A family from Bayside, Queens moved to Port Washington a few months ago. Neighbors teamed up in opposition to a fence installed in their front yard so their young daughter could play safely outside.
Stevie and Angelo Bovis moved to Port Washington with their 4-year-old daughter, Stella, who is on the autism spectrum. Parents Stevie and Angelo wanted to put a fence up around their front yard to protect their daughter from the dangers of the road while she played outdoors.
After putting up a picket fence, neighbors noticed and privately discussed their dislike for the fence, scheming how to get the fence taken down. Neighbors felt the fence disrupted the aesthetics of their neighborhood and worked together to protest the fence through a petition and letter to the North Hempstead Town Board. The neighbors learned that without a variance granted from the Town of North Hempstead, fences in front yards are not allowed in Port Washington.
Town of North Hempstead Supervisor Jennifer DeSena discussed the Bovis family and their situation in her recent State of the Town Address at the end of January.
“Although we as elected officials work to do all we can to protect and support our most vulnerable communities, unfortunately, there are still people out there who do not share these same values,” Supervisor DeSena said. “Stevie and Angelo Bovis found this out the hard way as their neighbors rose up in opposition to a fence installed so their daughter Stella could safely play outdoors.”
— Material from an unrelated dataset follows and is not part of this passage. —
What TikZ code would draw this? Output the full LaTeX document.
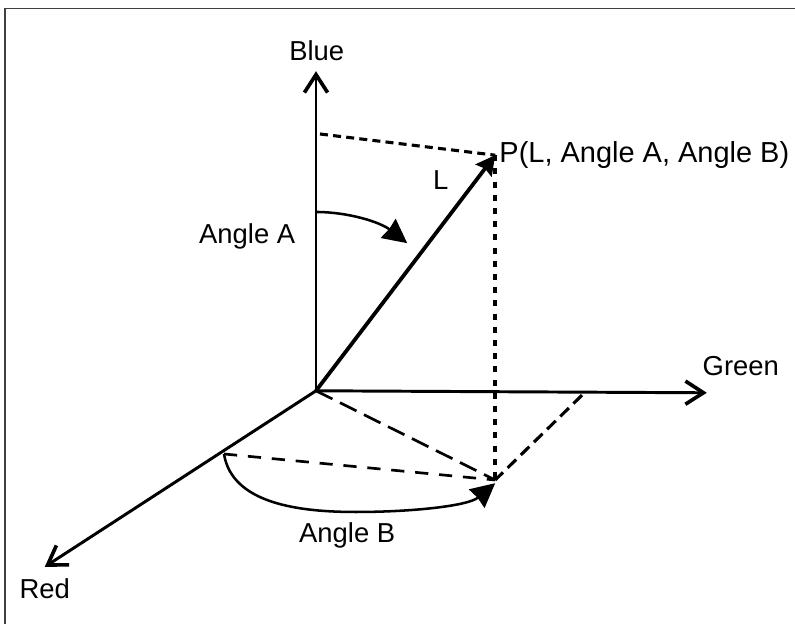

Recently, after a long and expensive legal battle, a variance was granted by the Town of North Hempstead’s Board of Zoning Appeals to allow the fence. The board noted that under the Americans with Disabilities Act, the fence was allowed as it is a reasonable accommodation for Stella’s needs.
“Despite this happy ending, I still would like to extend my deepest sympathies that their family was put through this ordeal, and hope that this will raise awareness going forward of what is considered a reasonable accommodation,” said Supervisor DeSena.
A few days after the State of the Town Address, Supervisor DeSena visited the Bovis family home in Port Washington, along with community activists and members of the Port Washington Police Department. This visit brought along a sign from the Town of North Hempstead Highway Department; the sign reads ‘Autism Child Area.’ Multiple signs were installed on their street.
“The sign is amazing. Anything that helps support my daughter and anyone who has a disability,” said Stevie Bovis at the Feb.2 sign reveal outside of her family home. “The outreach has been amazing and makes us feel much more welcome.”
“I am proud to announce that I have directed our Highway Department to install “Autism Child Area” signs along their street to further protect the health and wellbeing of Stella,” said Supervisor DeSena. “I urge residents who would like a similar sign brought to their neighborhood to reach out to either my office or their local Councilmember, and we will gladly work to get this done.”
Supervisor DeSena, local activists, and the Port Washington Police Department have expressed great compassion and empathy for the Bovis family and all they have gone through to keep their daughter safe.
The co-founder of a local Port Washington organization that supports the independence and well-being of the autism community attended the sign reveal at the Bovis family home. Stella L. Spanakos, a co-founder of The Nicholas Center, spoke in support of improving the neighborhood’s safety.
“To raise a special needs child takes more than a village; it takes awareness, action and a whole lot of support,” said Spanakos.
The Nicholas Center was proud to stand with Town of North Hempstead Supervisor DeSena, the Port Washington Police Department, and community members, including parents of a child with autism, to bring attention and signage to help safeguard their neighborhood for their child.
“Small steps make big changes. We are proud to see the community come together for this special family,” The Nicholas Center wrote to the Port Washington News.
Port Washington’s North Hempstead Councilwoman Mariann Dalimonte visited the Bovis family to show support and let them know they have a voice in the community.
“I visited the home a few weeks ago with Stella Spankos of The Nicholas Center, Robert DelMuro, Port Washington Police Department Chief, and many others from the PWPD,” said Councilwoman Dalimonte. “We wanted to let them know that they have a friend in us. The family has my personal cell phone, and I’m always here for them.”
Councilwoman Dalimonte shared her support for the Bovis family on Facebook, where the post received many appreciative and compassionate comments. Residents shared their joy for the Bovis family’s win and expressed excitement for the young family to join the community.
Other Port parents of children with autism commented on the post to offer further support and admiration for the Bovis’ accomplishment. One local Facebook user, Jennifer Scotto-Robinson, wrote, “Autism parents unite!”
After viewing some of the touching comments on the post, Councilwoman Dalimonte added a statement saying: “I truly feel that we need to have a support group for parents/grandparents who have children regardless of age with Autism. I have sent a Facebook message to the amazing Stella Spanakos to see if she will help me set this up.”
Although neighbors let hate and pride get the best of them regarding the Bovis’ fence, the Port Washington community and town of North Hempstead government came together to give the Bovis family the support they deserve.